City chief executive Marten Tieleman said officers had recommended the permits not be continued because the recipients could “use or apply for ACROD permits” to access free parking at council-controlled bays.
“As of July 1, 2019, through our fees and charges schedules, council made it possible for ACROD Permit holders to access free parking at all City controlled parking locations,” he said.
“We also engaged with the TPI association WA in regards to parking permits, some DVA TPI card holders are not members of the association and informed us of the annual fee they would have to pay to be a member, whereas there is no cost associated with permits from the Australian Council for Rehabilitation of Disabled (ACROD).”
TPI Association WA president John Kelly said the ACROD issue was a big bugbear for him.
“Not all TPI veterans are eligible for an ACROD sticker,” he said.
“I understand that the council is a business and it needs funds for upgrades to parking and these TPI permits cost money for them.
“I’m hoping out of the goodness of their heart they can reinstate it.
“The compensation that the TPI veterans get from the permit helps with the cost of living.”
Mr Kelly said City of Fremantle and City of Bunbury were the only two local governments who still hand out TPI permits.
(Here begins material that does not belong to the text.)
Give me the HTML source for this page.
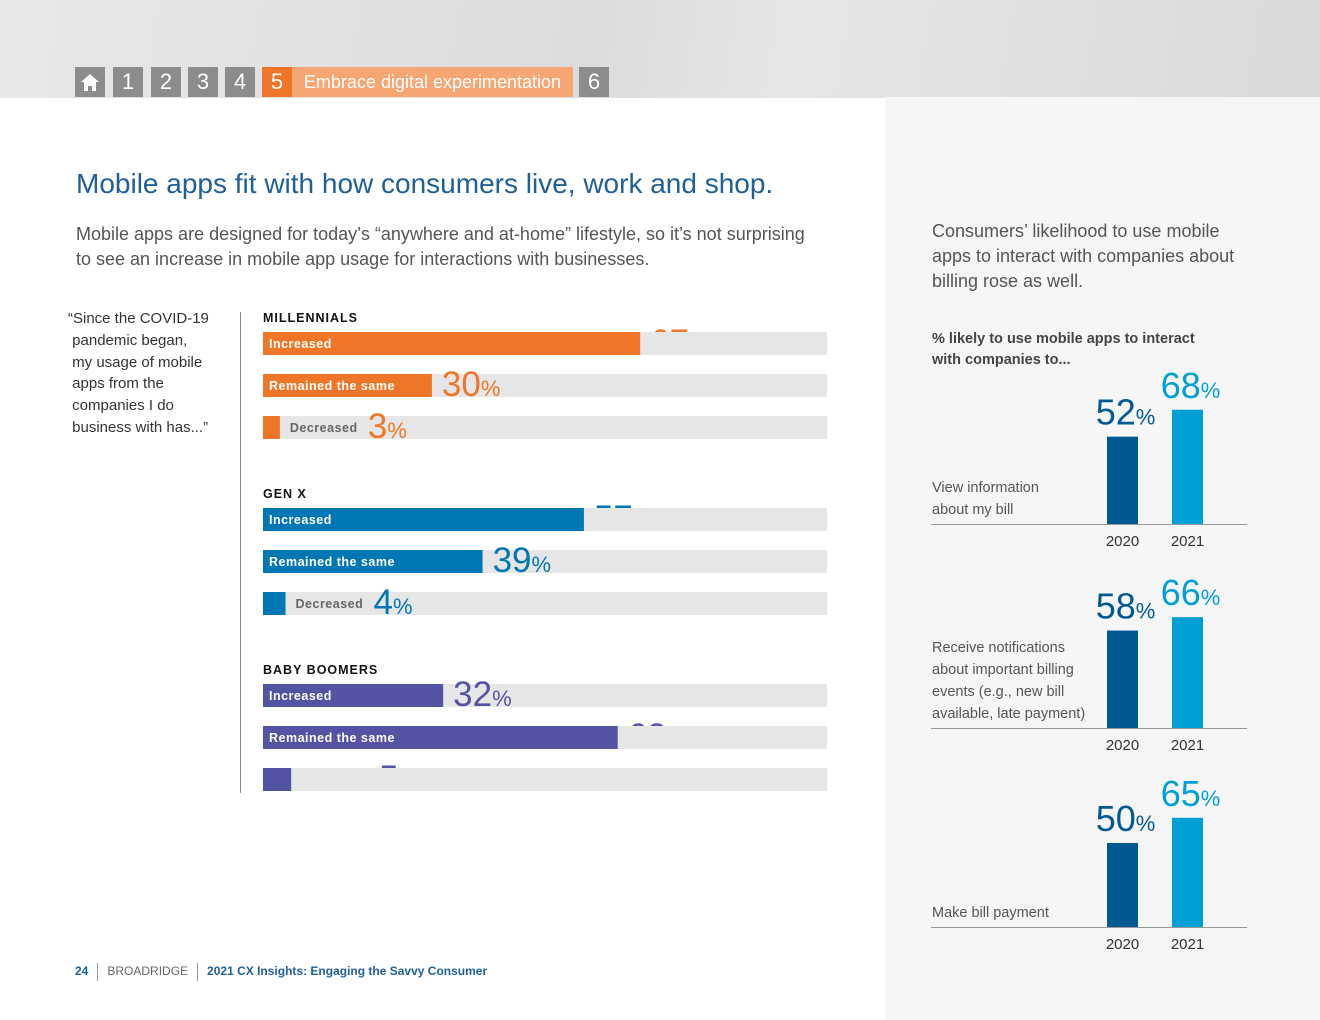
<!DOCTYPE html>
<html><head><meta charset="utf-8">
<style>
body{margin:0;width:1320px;height:1020px;position:relative;overflow:hidden;background:#fff;font-family:"Liberation Sans",sans-serif;}
.abs{position:absolute;}
.nav{position:absolute;top:67px;height:30px;background:#8c8c8c;color:#fff;font-size:22px;line-height:30px;text-align:center;}
</style></head>
<body>
<div class="abs" style="left:0;top:0;width:1320px;height:98px;background:linear-gradient(100deg,#e8e8e8 0%,#dcdcdc 45%,#e6e6e6 60%,#d9d9d9 100%);"></div>
<div class="abs" style="left:885px;top:97px;width:435px;height:923px;background:#f6f6f6;"></div>

<div class="nav" style="left:75px;width:30px;">
<svg width="30" height="30" viewBox="0 0 30 30"><path d="M6 15 L15 7 L24 15 L21 15 L21 24 L17 24 L17 19 L13 19 L13 24 L9 24 L9 15Z" fill="#fff"/></svg></div>
<div class="nav" style="left:113px;width:30px;">1</div>
<div class="nav" style="left:151px;width:30px;">2</div>
<div class="nav" style="left:188px;width:30px;">3</div>
<div class="nav" style="left:225px;width:30px;">4</div>
<div class="nav" style="left:262px;width:30px;background:#ef7628;">5</div>
<div class="nav" style="left:292px;width:281px;background:#f5a673;font-size:18px;">Embrace digital experimentation</div>
<div class="nav" style="left:579px;width:30px;">6</div>

<div class="abs" style="left:76px;top:168px;font-size:28px;color:#1f5f97;white-space:nowrap;">Mobile apps fit with how consumers live, work and shop.</div>
<div class="abs" style="left:76px;top:222px;font-size:18px;line-height:25px;color:#555;width:735px;">Mobile apps are designed for today’s “anywhere and at-home” lifestyle, so it’s not surprising to see an increase in mobile app usage for interactions with businesses.</div>

<div class="abs" style="left:68px;top:308px;font-size:15px;line-height:21.8px;color:#333;width:160px;">“Since the COVID-19<br>&nbsp;pandemic began,<br>&nbsp;my usage of mobile<br>&nbsp;apps from the<br>&nbsp;companies I do<br>&nbsp;business with has...”</div>
<div class="abs" style="left:240px;top:312px;width:1px;height:481px;background:#888;"></div>

<div class="abs" style="left:932px;top:219px;font-size:18px;line-height:25px;color:#555;width:320px;">Consumers’ likelihood to use mobile apps to interact with companies about billing rose as well.</div>
<div class="abs" style="left:932px;top:329px;font-size:14.5px;line-height:21px;font-weight:bold;color:#444;width:275px;">% likely to use mobile apps to interact with companies to...</div>

<svg id="chart" class="abs" style="left:0;top:0" width="1320" height="1020"></svg>

<div class="abs" style="left:75px;top:963px;font-size:12px;color:#1f5f97;white-space:nowrap;">
<b>24</b><span style="display:inline-block;width:1px;height:18px;background:#999;vertical-align:middle;margin:0 9px;"></span><span style="color:#666;">BROADRIDGE</span><span style="display:inline-block;width:1px;height:18px;background:#999;vertical-align:middle;margin:0 9px;"></span><b>2021 CX Insights: Engaging the Savvy Consumer</b></div>

<script>
// Left chart data
const groups = ['MILLENNIALS','GEN X','BABY BOOMERS'];
const rowLabels = ['Increased','Remained the same','Decreased'];
const millennials = [67,30,3];
const genx = [57,39,4];
const boomers = [32,63,5];
const labelHidden = [[true,false,false],[true,false,false],[false,true,true]];
// Right chart data
const categories = ['View information about my bill','Receive notifications about important billing events (e.g., new bill available, late payment)','Make bill payment'];
const years = ['2020','2021'];
const values2020 = [52,58,50];
const values2021 = [68,66,65];

const NS='http://www.w3.org/2000/svg';
const svg=document.getElementById('chart');
function mk(tag,attrs,parent){const e=document.createElementNS(NS,tag);for(const k in attrs)e.setAttribute(k,attrs[k]);(parent||svg).appendChild(e);return e;}
const FONT='"Liberation Sans",sans-serif';

const trackX=263, trackW=564;
const xScale=v=>v/100*563;
const groupColors=['#ef7628','#0077b5','#5254a3'];
const groupTop=[332,508,684];
const rowGap=42, barH=23;
const seriesAll=[millennials,genx,boomers];

function valueLabel(x,y,v,color,name){
  const t=mk('text',{x:x,y:y+22,fill:color,'font-family':FONT,'font-size':35});
  
  
  t.textContent=v;
  const p=mk('tspan',{'font-size':22},t);p.textContent='%';
  return t;
}

groups.forEach((g,gi)=>{
  const gt=mk('text',{x:263,y:groupTop[gi]-10,'font-family':FONT,'font-size':12.5,'font-weight':'bold','letter-spacing':'1',fill:'#111'});
  
  
  gt.textContent=g;
  seriesAll[gi].forEach((v,ri)=>{
    const y=groupTop[gi]+ri*rowGap;
    const w=xScale(v);
    const isDec=ri===2;
    const lx=isDec? trackX+w+88 : trackX+w+10;
    if(labelHidden[gi][ri]) valueLabel(lx,y,v,groupColors[gi],'value-label');
    const tr=mk('rect',{x:trackX,y:y,width:trackW,height:barH,fill:'#e6e6e6'});
    
    
    const b=mk('rect',{x:trackX,y:y,width:w,height:barH,fill:groupColors[gi]});
    
    
    if(!(isDec && gi===2)){
      const lt=mk('text',{x:isDec?trackX+w+10:269,y:y+16,'font-family':FONT,'font-size':12.5,'font-weight':'bold','letter-spacing':'0.5',fill:isDec?'#666':'#fff'});
      
      
      lt.textContent=rowLabels[ri];
    }
    if(!labelHidden[gi][ri]) valueLabel(lx,y,v,groupColors[gi],'value-label');
  });
});

const baselines=[524,728,927];
const yScale=v=>v*1.68;
const barX=[1107,1172], bW=31;
const yColors=['#005a91','#00a0d6'];
const catLines=[['View information','about my bill'],['Receive notifications','about important billing','events (e.g., new bill','available, late payment)'],['Make bill payment']];
categories.forEach((c,ci)=>{
  const base=baselines[ci];
  const vals=[values2020[ci],values2021[ci]];
  vals.forEach((v,yi)=>{
    const h=yScale(v);
    const r=mk('rect',{x:barX[yi],y:base-h,width:bW,height:h,fill:yColors[yi]});
    
    
    const t=mk('text',{x:barX[yi]+bW/2+3,y:base-h-12,'text-anchor':'middle',fill:yColors[yi],'font-family':FONT,'font-size':36});
    
    
    t.textContent=v;
    const p=mk('tspan',{'font-size':22},t);p.textContent='%';
    const yl=mk('text',{x:barX[yi]+bW/2,y:base+22,'text-anchor':'middle',fill:'#333','font-family':FONT,'font-size':15});
    
    
    yl.textContent=years[yi];
  });
  const ln=mk('line',{x1:931,x2:1247,y1:base+0.5,y2:base+0.5,stroke:'#999','stroke-width':1});
  
  
  const lines=catLines[ci];
  lines.forEach((s,li)=>{
    const t=mk('text',{x:932,y:base-10-(lines.length-1-li)*22,fill:'#555','font-family':FONT,'font-size':14.5});
    
    
    t.textContent=s;
  });
});
</script>
</body></html>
Mr Tieleman said as part of the review process, the City engaged with the TPI Association WA branch, for several months, and also spoke with the Department Veteran Affairs (DVA) and ACROD.
“Letters were sent to approximately 12 City issued TPI permit holders in 2017-2018,” he said.
City statistics show there were only seven valid TPI permits issued by the City in 2017-18 compared to 43 in the 2005-2006 financial year.